◆ Dataset excerpts:
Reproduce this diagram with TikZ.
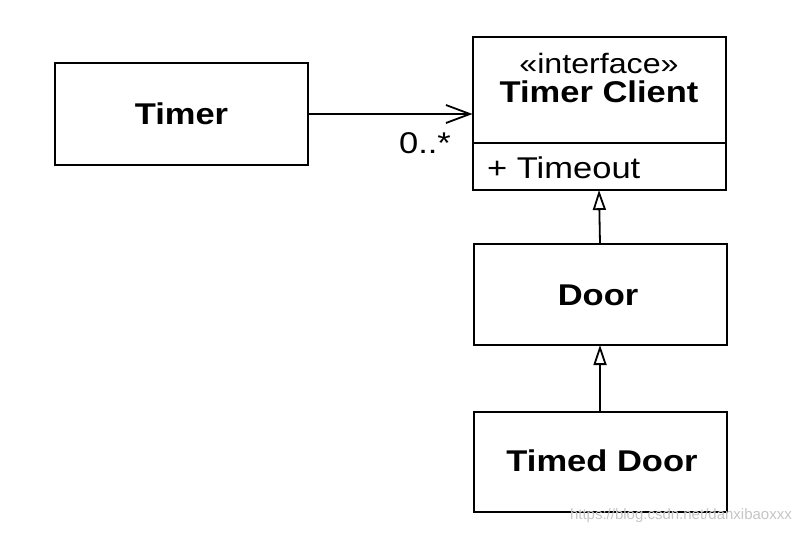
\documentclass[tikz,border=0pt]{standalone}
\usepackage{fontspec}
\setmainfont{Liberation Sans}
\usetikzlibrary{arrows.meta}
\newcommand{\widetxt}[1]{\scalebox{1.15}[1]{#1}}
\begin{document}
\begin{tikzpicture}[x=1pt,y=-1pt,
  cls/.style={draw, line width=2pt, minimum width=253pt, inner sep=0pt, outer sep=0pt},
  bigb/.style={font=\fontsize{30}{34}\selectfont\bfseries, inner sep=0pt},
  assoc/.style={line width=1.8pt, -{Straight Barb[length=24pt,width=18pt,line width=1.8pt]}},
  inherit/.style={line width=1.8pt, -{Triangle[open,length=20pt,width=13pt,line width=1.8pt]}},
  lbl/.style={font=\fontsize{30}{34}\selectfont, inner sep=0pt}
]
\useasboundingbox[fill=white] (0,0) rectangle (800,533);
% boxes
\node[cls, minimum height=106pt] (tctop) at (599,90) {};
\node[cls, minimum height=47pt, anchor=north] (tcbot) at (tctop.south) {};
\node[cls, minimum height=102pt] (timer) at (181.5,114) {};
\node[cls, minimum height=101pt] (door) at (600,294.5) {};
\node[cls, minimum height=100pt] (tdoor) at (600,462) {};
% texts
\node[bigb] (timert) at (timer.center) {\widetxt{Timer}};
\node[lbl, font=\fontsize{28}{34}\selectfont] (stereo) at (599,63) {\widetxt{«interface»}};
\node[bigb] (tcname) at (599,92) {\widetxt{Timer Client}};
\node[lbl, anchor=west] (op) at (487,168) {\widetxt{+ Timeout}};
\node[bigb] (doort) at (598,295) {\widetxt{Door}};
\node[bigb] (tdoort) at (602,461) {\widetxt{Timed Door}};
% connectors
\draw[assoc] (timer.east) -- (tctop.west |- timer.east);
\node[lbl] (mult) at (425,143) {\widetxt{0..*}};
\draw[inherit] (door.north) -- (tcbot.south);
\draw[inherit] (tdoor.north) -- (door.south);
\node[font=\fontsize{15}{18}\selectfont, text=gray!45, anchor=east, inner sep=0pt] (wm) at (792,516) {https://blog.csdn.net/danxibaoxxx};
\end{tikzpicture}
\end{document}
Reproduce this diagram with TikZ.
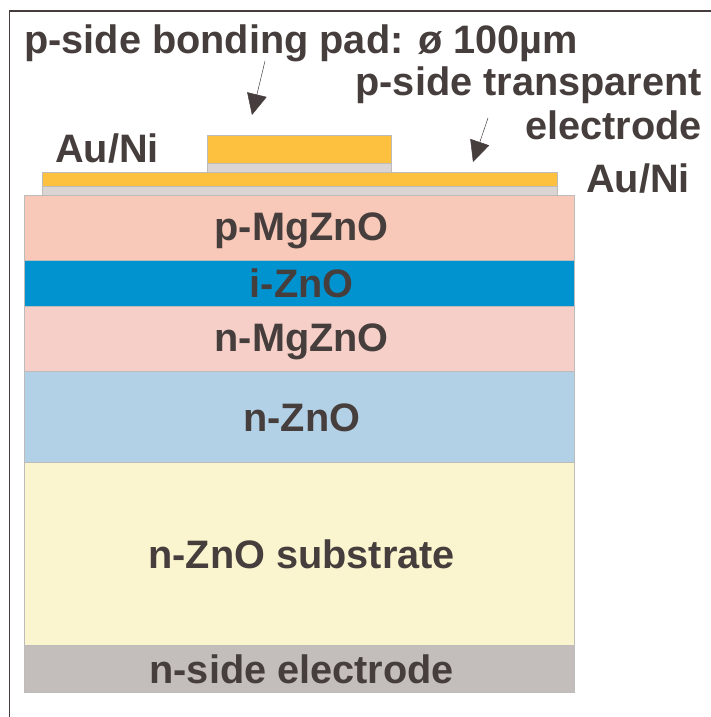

◆ Directive: Transcribe each entry above exactly, apart from the pictures.

◆ Finished answer:
Reproduce this diagram with TikZ.
\documentclass[tikz,border=0pt]{standalone}
\usepackage{fontspec}
\setmainfont{Liberation Sans}
\usetikzlibrary{arrows.meta}
\newcommand{\widetxt}[1]{\scalebox{1.15}[1]{#1}}
\begin{document}
\begin{tikzpicture}[x=1pt,y=-1pt,
  cls/.style={draw, line width=2pt, minimum width=253pt, inner sep=0pt, outer sep=0pt},
  bigb/.style={font=\fontsize{30}{34}\selectfont\bfseries, inner sep=0pt},
  assoc/.style={line width=1.8pt, -{Straight Barb[length=24pt,width=18pt,line width=1.8pt]}},
  inherit/.style={line width=1.8pt, -{Triangle[open,length=20pt,width=13pt,line width=1.8pt]}},
  lbl/.style={font=\fontsize{30}{34}\selectfont, inner sep=0pt}
]
\useasboundingbox[fill=white] (0,0) rectangle (800,533);
% boxes
\node[cls, minimum height=106pt] (tctop) at (599,90) {};
\node[cls, minimum height=47pt, anchor=north] (tcbot) at (tctop.south) {};
\node[cls, minimum height=102pt] (timer) at (181.5,114) {};
\node[cls, minimum height=101pt] (door) at (600,294.5) {};
\node[cls, minimum height=100pt] (tdoor) at (600,462) {};
% texts
\node[bigb] (timert) at (timer.center) {\widetxt{Timer}};
\node[lbl, font=\fontsize{28}{34}\selectfont] (stereo) at (599,63) {\widetxt{«interface»}};
\node[bigb] (tcname) at (599,92) {\widetxt{Timer Client}};
\node[lbl, anchor=west] (op) at (487,168) {\widetxt{+ Timeout}};
\node[bigb] (doort) at (598,295) {\widetxt{Door}};
\node[bigb] (tdoort) at (602,461) {\widetxt{Timed Door}};
% connectors
\draw[assoc] (timer.east) -- (tctop.west |- timer.east);
\node[lbl] (mult) at (425,143) {\widetxt{0..*}};
\draw[inherit] (door.north) -- (tcbot.south);
\draw[inherit] (tdoor.north) -- (door.south);
\node[font=\fontsize{15}{18}\selectfont, text=gray!45, anchor=east, inner sep=0pt] (wm) at (792,516) {https://blog.csdn.net/danxibaoxxx};
\end{tikzpicture}
\end{document}
Reproduce this diagram with TikZ.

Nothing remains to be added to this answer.